Art, again, is an intensely personal, individual expression. It *must* come from the "being" (a.k.a. "Soul", spirit, innards) of the one creating it to be really effective... and that should, *MUST*, never be corrupted by the value judgements of another. We may, in a critique, SUGGEST another point of view - our point of view - but we are bound to invariably respect and encourage the other guy to "speak as s/he he will.
Ed Sukach, FFP.
Why does every piece of film that is exposed have to be perfect and a keeper? Most painters, sculpters, architects, etc go through a fairly extensive series of sketches, drawings, models, and maybe several versions of the same subject with only one usually recognized as superior.
How many canvasas, or sketches do you think Mark Rothko, Georgia O'Keefe or Hopper did in their lifetimes not counting the work that is actually in existence today. Thousands!! I believe O'Keefe has about 2000 works catalogued that are known to exist today. In 70 years of creating do you think she sat down and made a masterpiece everytime, or even had it in her mind that this one is going to be hanging at the National Institute someday? NO she studied, experimented, painted and then if it did'nt work she painted another canvas.

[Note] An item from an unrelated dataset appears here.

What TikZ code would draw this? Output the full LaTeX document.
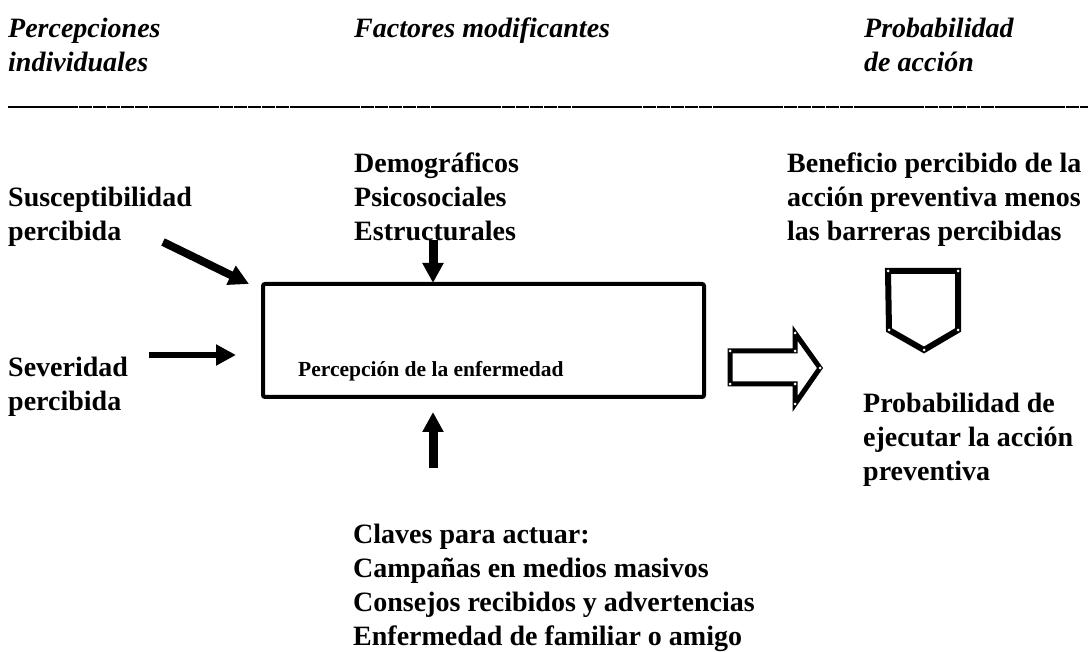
\documentclass[tikz,border=0pt]{standalone}
\usepackage{fontspec}
\setmainfont{Liberation Serif}
\usetikzlibrary{arrows.meta}
\tikzset{
  lbl/.style={anchor=north west, inner sep=0pt, align=left, font=\fontsize{28}{34}\selectfont\bfseries},
  hdr/.style={anchor=north west, inner sep=0pt, align=left, font=\fontsize{28}{34}\selectfont\bfseries\itshape},
  fatarrow/.style={line width=#1, -{Triangle[length=20pt,width=20pt]}},
  vtx/.style={circle, fill=white, inner sep=0pt, minimum size=3pt},
}
\begin{document}
\begin{tikzpicture}[x=1pt,y=-1pt]
\useasboundingbox (0,0) rectangle (1088,652);
% header
\node[hdr] (h1) at (8,18) {Percepciones\\individuales};
\node[hdr] (h2) at (354,18) {Factores modificantes};
\node[hdr] (h3) at (864,18) {Probabilidad\\de acción};
\draw[line width=2.2pt, dash pattern=on 13.5pt off 0.6pt] (8,107) -- (1088,107);
% labels
\node[lbl] (mod) at (354,153) {Demográficos\\Psicosociales\\Estructurales};
\node[lbl] (sus) at (8,187) {Susceptibilidad\\percibida};
\node[lbl] (ben) at (787,153) {Beneficio percibido de la\\acción preventiva menos\\las barreras percibidas};
\node[lbl] (sev) at (8,357) {Severidad\\percibida};
\node[lbl] (prob) at (863,393) {Probabilidad de\\ejecutar la acción\\preventiva};
\node[lbl] (cla) at (353,524) {Claves para actuar:\\Campañas en medios masivos\\Consejos recibidos y advertencias\\Enfermedad de familiar o amigo};
% central box
\draw[line width=4pt, rounded corners=2pt] (263,284) rectangle (704,397);
\node[anchor=base west, inner sep=0pt, font=\fontsize{21.5}{25}\selectfont\bfseries] (box) at (298,377) {Percepción de la enfermedad};
% arrows
\coordinate (dA) at (163,242); \coordinate (dB) at (249,284);
\coordinate (sA) at (149,355); \coordinate (sB) at (236,355);
\coordinate (tA) at (433,240); \coordinate (tB) at (433,283);
\coordinate (uA) at (433,468); \coordinate (uB) at (433,412);
\draw[fatarrow=8pt] (dA) -- (dB);
\draw[fatarrow=6pt] (sA) -- (sB);
\draw[fatarrow=9pt] (tA) -- (tB);
\draw[fatarrow=9pt] (uA) -- (uB);
% block arrow
\draw[line width=5pt, line join=miter, fill=white]
  (730,351) coordinate (b1) -- (795,351) coordinate (b2) -- (795,333) coordinate (b3)
  -- (820,368) coordinate (b4) -- (795,404) coordinate (b5) -- (795,384) coordinate (b6)
  -- (730,384) coordinate (b7) -- cycle;
\foreach \p in {b1,b2,b3,b4,b5,b6,b7} \node[vtx] at (\p) {};
% pentagon
\draw[line width=6pt, line join=miter]
  (888,271) coordinate (p1) -- (958,271) coordinate (p2) -- (958,330) coordinate (p3)
  -- (924,350) coordinate (p4) -- (889,330) coordinate (p5) -- cycle;
\foreach \p in {p1,p2,p3,p4,p5} \node[vtx] at (\p) {};
\end{tikzpicture}
\end{document}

Phtographers are constantly trying to say their work is equivalent to all the other visual media, and try to play down the mechanical, and chemical aspect of the craft. Yet at one time or another we feel that the camera, or the particular lens or developer or paper should allow us to create perfection.
Instead of approaching poor quality images as a waste, we should use the opportunity to think of them as sketches and experiments. Learn from them, and try to figure out what they are telling you about how you work.
One final question. How long would you continue with photography if every time you released the shutter, your pre-visualization was perfect, every idea and concept spot on? Wouldn't that get boring over time?
I would get very bored and would quit. If it was that easy, what would be the point?